APPLICABLE LAW AND DISPUTE RESOLUTION
The construction, interpretation and performance hereof and all transactions hereunder shall be governed by the laws of the State of Virginia, without regard to its principles or laws regarding conflicts of laws. If any provision of this Contract violates any Federal, State or local statutes or regulations of any countries having jurisdiction of this transaction, or is illegal for any reason, said provision shall be self-deleting without affecting the validity of the remaining provisions. Unless otherwise specifically agreed upon in writing between Sabio and Buyer, any dispute relating to this Contract which is not resolved by the parties shall be adjudicated in order of preference by a court of competent jurisdiction (i) in the State of Virginia, U.S.A. if Buyer has minimum contacts with Virginia and the U.S., (ii) elsewhere in the U.S. if Buyer has minimum contacts with the U.S. but not Virginia, or (iii) in a neutral location if Buyer does not have minimum contacts with the United States.

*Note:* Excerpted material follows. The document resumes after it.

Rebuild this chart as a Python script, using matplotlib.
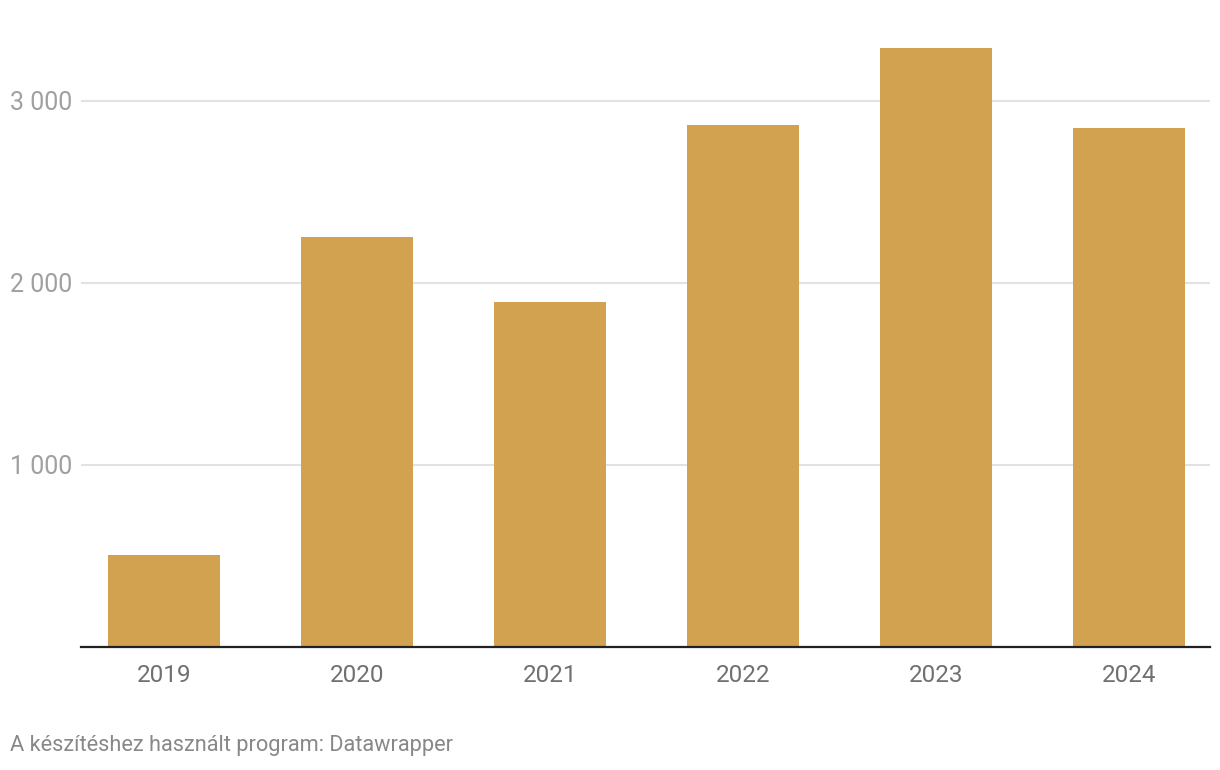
import matplotlib.pyplot as plt
from matplotlib.ticker import FuncFormatter

years = ['2019', '2020', '2021', '2022', '2023', '2024']
values = [505, 2253, 1896, 2868, 3291, 2852]
yticks = [1000, 2000, 3000]

plt.rcParams['font.family'] = ['Roboto', 'DejaVu Sans']

fig = plt.figure(figsize=(12.2, 7.7), dpi=100)
ax = fig.add_axes([81 / 1220, 1 - 647 / 770, (1210 - 81) / 1220, (647 - 37) / 770])

x = list(range(len(years)))
ax.bar(x, values, width=0.58, color='#d3a251', zorder=2)
ax.set_xlim(-0.43, 5.42)
ax.set_ylim(0, 3350)

ax.set_yticks(yticks)
ax.yaxis.set_major_formatter(FuncFormatter(lambda v, p: f'{int(v):,}'.replace(',', ' ')))
ax.grid(axis='y', color='#e2e2e2', linewidth=1.5, zorder=0)
# pad in points: labels start ~71 px left of the axes
ax.tick_params(axis='y', length=0, pad=71 * 0.72, labelsize=18, labelcolor='#a0a0a0')
for lbl in ax.get_yticklabels():
    lbl.set_horizontalalignment('left')

ax.set_xticks(x)
ax.set_xticklabels(years)
ax.tick_params(axis='x', length=0, pad=12, labelsize=17.5, labelcolor='#707070')

for s in ['top', 'right', 'left']:
    ax.spines[s].set_visible(False)
ax.spines['bottom'].set_color('#222222')
ax.spines['bottom'].set_linewidth(1.6)
ax.spines['bottom'].set_zorder(3)

fig.text(10 / 1220, 1 - 746 / 770, 'A készítéshez használt program: Datawrapper',
         fontsize=15.7, color='#888888', va='center', ha='left')

fig.savefig('out.png', dpi=100, facecolor='white')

ENTIRE AGREEMENT & MODIFICATION
These Terms & Conditions of Sale constitute the entire agreement between the parties and supersede any prior agreements or representations, whether oral or written. No change to or modification of these Terms & Conditions shall be binding upon Sabio unless in a written instrument specifically referencing that it is amending these Terms & Conditions of Sale and signed by an authorized representative of Sabio. Sabio rejects any additional or inconsistent Terms & Conditions of Sale offered by Buyer at any time, whether or not such terms or conditions materially alter the Terms & Conditions herein and irrespective of Sabio’s acceptance of Buyer’s order for the described goods and services.
Buyer and Sabio both recognize that there is a risk of wire fraud when individuals impersonating a business demand immediate payment under new wire transfer instructions. To avoid this risk, Buyer must verbally confirm any new or changed wire transfer instructions by calling Sabio at +1-512-869-0544 and speaking with Sabio’s Credit Manager before transferring any monies using the new wire instructions. Both parties agree that they will not institute wire transfer instruction changes and require immediate payment under the new instructions but will instead provide a ten (10) day grace period to verify any wire transfer instruction changes before any outstanding payments are due using the new instructions.